Ryan mentioned CRT — which teaches that everything and everyone should be viewed first through the lens of race — during Thursday’s White House press briefing from Karine Jean-Pierre, saying that it had played a role in Democratic Virginia gubernatorial candidate Terry McAuliffe’s loss to Republican Glenn Youngkin.

Ryan went on to claim that CRT was “fact,” asking whether President Joe Biden would make a statement addressing the fact that former Secretary of State Condoleezza Rice appeared to oppose it. (RELATED: ‘I Don’t Have To Make White Kids Feel Bad For Being White’: Condoleezza Rice Sparks Explosive Debate On Critical Race Theory)


“A few weeks ago, the first black woman to be Secretary of State, Condoleezza Rice, talked about not wanting to hurt white people — white children — because of facts. Critical race theory. Facts. Truth hurts sometimes,” Ryan said.

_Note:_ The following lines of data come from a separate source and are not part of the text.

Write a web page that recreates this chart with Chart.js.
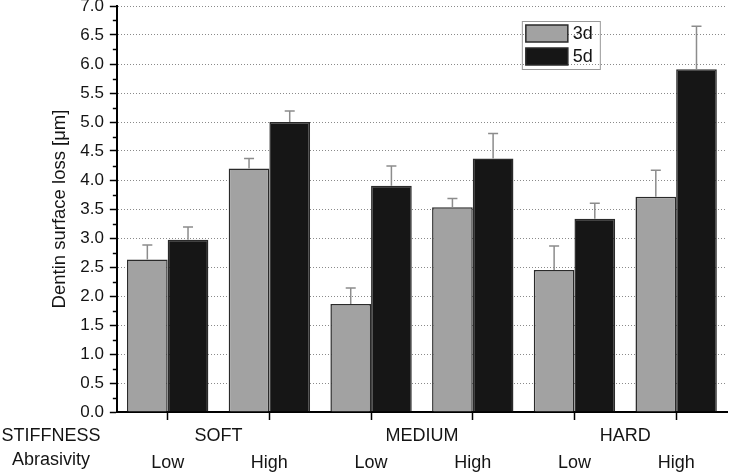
<!DOCTYPE html>
<html>
<head>
<meta charset="utf-8">
<script src="https://cdn.jsdelivr.net/npm/chart.js@4.4.1/dist/chart.umd.min.js"></script>
<style>
  html, body { margin: 0; padding: 0; background: #fff; }
  #wrap { width: 729px; height: 473px; }
</style>
</head>
<body>
<div id="wrap"><canvas id="chart" width="729" height="473"></canvas></div>
<script>
/* --------------------------------------
   DATA
-------------------------------------- */
const abrasivity = ["Low", "High", "Low", "High", "Low", "High"];
const stiffness = ["SOFT", "MEDIUM", "HARD"];
const seriesNames = ["3d", "5d"];
const loss3d = [2.63, 4.20, 1.86, 3.53, 2.45, 3.71];
const loss5d = [2.97, 5.00, 3.90, 4.37, 3.33, 5.91];
const err3d = [0.25, 0.17, 0.28, 0.15, 0.41, 0.46];
const err5d = [0.22, 0.19, 0.34, 0.43, 0.27, 0.74];
const yMin = 0;
const yMax = 7;
const yStep = 0.5;

const FONT = "'Liberation Sans', Arial, sans-serif";
const TEXT = "#141414";
const fills = ["#a2a2a2", "#161616"];

Chart.defaults.font.family = FONT;
Chart.defaults.color = TEXT;

/* error bars: upper whisker only */
const errorBars = {
  id: "errorBars",
  afterDatasetsDraw(chart) {
    const { ctx } = chart;
    const y = chart.scales.y;
    const errs = [err3d, err5d];
    ctx.save();
    ctx.strokeStyle = "#8c8c8c";
    ctx.lineWidth = 1.5;
    chart.data.datasets.forEach((ds, d) => {
      chart.getDatasetMeta(d).data.forEach((bar, i) => {
        const top = y.getPixelForValue(ds.data[i] + errs[d][i]);
        ctx.beginPath();
        ctx.moveTo(bar.x, bar.y);
        ctx.lineTo(bar.x, top);
        ctx.moveTo(bar.x - 5, top);
        ctx.lineTo(bar.x + 5, top);
        ctx.stroke();
      });
    });
    ctx.restore();
  },
};

/* minor ticks on the y axis + row captions + legend */
const extras = {
  id: "extras",
  afterDraw(chart) {
    const { ctx, chartArea } = chart;
    const y = chart.scales.y;
    ctx.save();

    ctx.strokeStyle = "#000";
    ctx.lineWidth = 1.5;
    for (let v = yMin + yStep / 2; v < yMax; v += yStep) {
      const py = Math.round(y.getPixelForValue(v)) + 0.5;
      ctx.beginPath();
      ctx.moveTo(chartArea.left - 4, py);
      ctx.lineTo(chartArea.left, py);
      ctx.stroke();
    }

    ctx.fillStyle = TEXT;
    ctx.font = "18px " + FONT;
    ctx.textAlign = "center";
    ctx.textBaseline = "middle";
    ctx.fillText("STIFFNESS", 51, chart.scales.xs.top + 16);
    ctx.fillText("Abrasivity", 51, chart.scales.xa.top + 14);

    // legend box
    const lx = chartArea.left + 405;
    const ly = chartArea.top + 15;
    ctx.strokeStyle = "#9a9a9a";
    ctx.lineWidth = 1;
    ctx.strokeRect(lx + 0.5, ly + 0.5, 78, 48);
    ctx.textAlign = "left";
    chart.data.datasets.forEach((ds, d) => {
      const sy = ly + 4 + d * 23;
      ctx.fillStyle = ds.backgroundColor;
      ctx.fillRect(lx + 4, sy, 42, 17);
      ctx.strokeStyle = "#2a2a2a";
      ctx.lineWidth = 1.5;
      ctx.strokeRect(lx + 4, sy, 42, 17);
      ctx.fillStyle = TEXT;
      ctx.fillText(ds.label, lx + 51, sy + 9);
    });
    ctx.restore();
  },
};

new Chart(document.getElementById("chart"), {
  type: "bar",
  data: {
    labels: abrasivity,
    datasets: [
      {
        label: seriesNames[0],
        data: loss3d,
        backgroundColor: fills[0],
        borderColor: "#2a2a2a",
        borderWidth: 1.5,
        categoryPercentage: 0.8,
        barPercentage: 1.0,
      },
      {
        label: seriesNames[1],
        data: loss5d,
        backgroundColor: fills[1],
        borderColor: "#2a2a2a",
        borderWidth: 1.5,
        categoryPercentage: 0.8,
        barPercentage: 1.0,
      },
    ],
  },
  options: {
    responsive: false,
    animation: false,
    layout: { padding: { left: 42, right: 2, top: 6, bottom: 0 } },
    plugins: {
      legend: { display: false },
      tooltip: { enabled: false },
    },
    scales: {
      x: {
        type: "category",
        position: "bottom",
        weight: 0,
        offset: true,
        ticks: { display: false },
        grid: {
          drawOnChartArea: false,
          offset: false,
          tickLength: 8,
          tickColor: "#000",
          tickWidth: 1.5,
        },
        border: { color: "#000", width: 2 },
      },
      xs: {
        type: "category",
        position: "bottom",
        weight: 1,
        labels: stiffness,
        offset: true,
        ticks: { font: { size: 18 }, padding: 5, maxRotation: 0, autoSkip: false, color: TEXT },
        grid: { display: false, drawTicks: false },
        border: { display: false },
        afterFit: (s) => { s.height = 26; },
      },
      xa: {
        type: "category",
        position: "bottom",
        weight: 2,
        labels: abrasivity,
        offset: true,
        ticks: { font: { size: 18 }, padding: 6, maxRotation: 0, autoSkip: false, color: TEXT },
        grid: { display: false, drawTicks: false },
        border: { display: false },
        afterFit: (s) => { s.height = 27; },
      },
      y: {
        min: yMin,
        max: yMax,
        afterFit: (s) => { s.paddingTop = 0; },
        ticks: {
          stepSize: yStep,
          padding: 6,
          font: { size: 17 },
          color: TEXT,
          callback: (v) => Number(v).toFixed(1),
        },
        grid: {
          color: "#8a8a8a",
          lineWidth: 1,
          tickLength: 7,
          tickColor: "#000",
          tickWidth: 1.5,
        },
        border: { color: "#000", width: 2, dash: [1, 2] },
        title: {
          display: true,
          text: "Dentin surface loss [μm]",
          font: { size: 18.5 },
          color: TEXT,
          padding: { top: 7, bottom: 3 },
        },
      },
    },
  },
  plugins: [errorBars, extras],
});
</script>
</body>
</html>
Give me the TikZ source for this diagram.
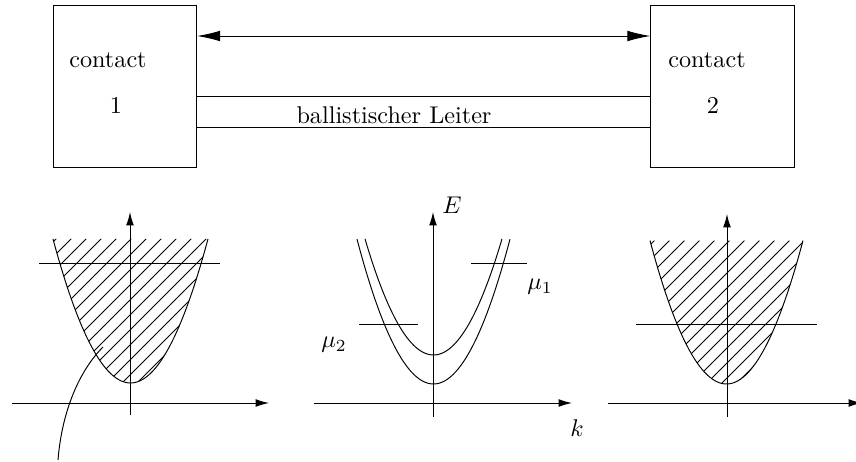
\documentclass[tikz,border=0pt]{standalone}
\usetikzlibrary{arrows.meta}

\begin{document}
\begin{tikzpicture}[x=0.01452cm, y=-0.01452cm,
      contactbox/.style={draw, rectangle, minimum width=2.08cm, minimum height=2.34cm},
      lbl/.style={anchor=base, inner sep=0pt},
      axis/.style={-{Latex[length=5.5pt, width=3.2pt]}},
      dbl/.style={{Latex[length=9.5pt, width=4.4pt]}-{Latex[length=9.5pt, width=4.4pt]}},
      hatch/.style={line width=0.4pt}]

    \useasboundingbox (0,0) rectangle (856,462);

    % contacts and conductor
    \node[contactbox] (c1) at (125,86.5) {};
    \node[contactbox] (c2) at (722.5,86.5) {};
    \node[lbl] (t1) at (108,67) {contact};
    \node[lbl] (n1) at (116,113) {1};
    \node[lbl] (t2) at (707,67) {contact};
    \node[lbl] (n2) at (713,113) {2};

    \draw[dbl] (c1.east |- 0,36) -- (c2.west |- 0,36);
    \draw (c1.east |- 0,96.5) -- (c2.west |- 0,96.5);
    \draw (c1.east |- 0,127) -- (c2.west |- 0,127);
    \node[lbl] (lead) at (394,123) {ballistischer Leiter};

    % left: contact 1
    \begin{scope}
      \clip plot[domain=-77.5:77.5, samples=60] ({130.5+\x},{383-\x*\x/41.7}) -- cycle;
      \foreach \c in {-120,-105,...,240}
        \draw[hatch] (\c,400) -- (\c+170,230);
    \end{scope}
    \draw plot[domain=-77.5:77.5, samples=60] ({130.5+\x},{383-\x*\x/41.7});
    \draw (39,263) -- (220,263);
    \draw[axis] (12,403) -- (269,403);
    \draw[axis] (130,415) -- (130,212);
    \draw (58,460) .. controls (62,410) and (80,370) .. (103,347);

    % middle: conductor bands
    \draw plot[domain=-76.5:76.5, samples=60] ({433.5+\x},{384-\x*\x/40.4});
    \draw plot[domain=-68.5:68.5, samples=60] ({433.5+\x},{355-\x*\x/40.4});
    \draw[axis] (314,403) -- (572,403);
    \draw[axis] (433,417) -- (433,212);
    \draw (471,263) -- (527,263);
    \draw (359,324) -- (418,324);
    \node[lbl, anchor=center] (en) at (452,205) {$E$};
    \node[lbl, anchor=center] (kk) at (577,428) {$k$};
    \node[lbl, anchor=center] (mu1) at (540,287) {$\mu_1$};
    \node[lbl, anchor=center] (mu2) at (334,345) {$\mu_2$};

    % right: contact 2
    \begin{scope}
      \clip plot[domain=-76.5:76.5, samples=60] ({726.5+\x},{384-\x*\x/40.8}) -- cycle;
      \foreach \c in {480,495,...,840}
        \draw[hatch] (\c,400) -- (\c+170,230);
    \end{scope}
    \draw plot[domain=-76.5:76.5, samples=60] ({726.5+\x},{384-\x*\x/40.8});
    \draw (636,324) -- (817,324);
    \draw[axis] (608,403) -- (862,403);
    \draw[axis] (727,417) -- (727,214);
  \end{tikzpicture}
\end{document}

She went on to suggest that because Rice had a sizable platform, Biden should address her comments.

“What did the president say about that?” she asked. “Did he respond or think anything about what she said from – she has a lofty perch, or had a lofty perch, and for her to say something like that, that sends a ripple effect.”

Jean-Pierre said that to her knowledge, the president had not spoken about Rice’s comments.

Rice addressed the issue during an appearance on ABC’s “The View,” where she clashed with hosts Sunny Hostin and Whoopi Goldberg.


“I would like black kids to be completely empowered to know they are beautiful in their blackness but in order to do that I don’t have to make white kids feel bad for being white,” Rice said, prompting Hostin to argue that white parents were objecting to “real history.”

“What we’re seeing is this rollback of history. Parents don’t want children to hear about the real history,” she said.

“One more thing, it goes back to how we teach the history. We teach the good and we teach the bad of history. What we don’t do is make 7 and 10-year-olds feel they are somehow bad people because of the color of their skin,” Rice added.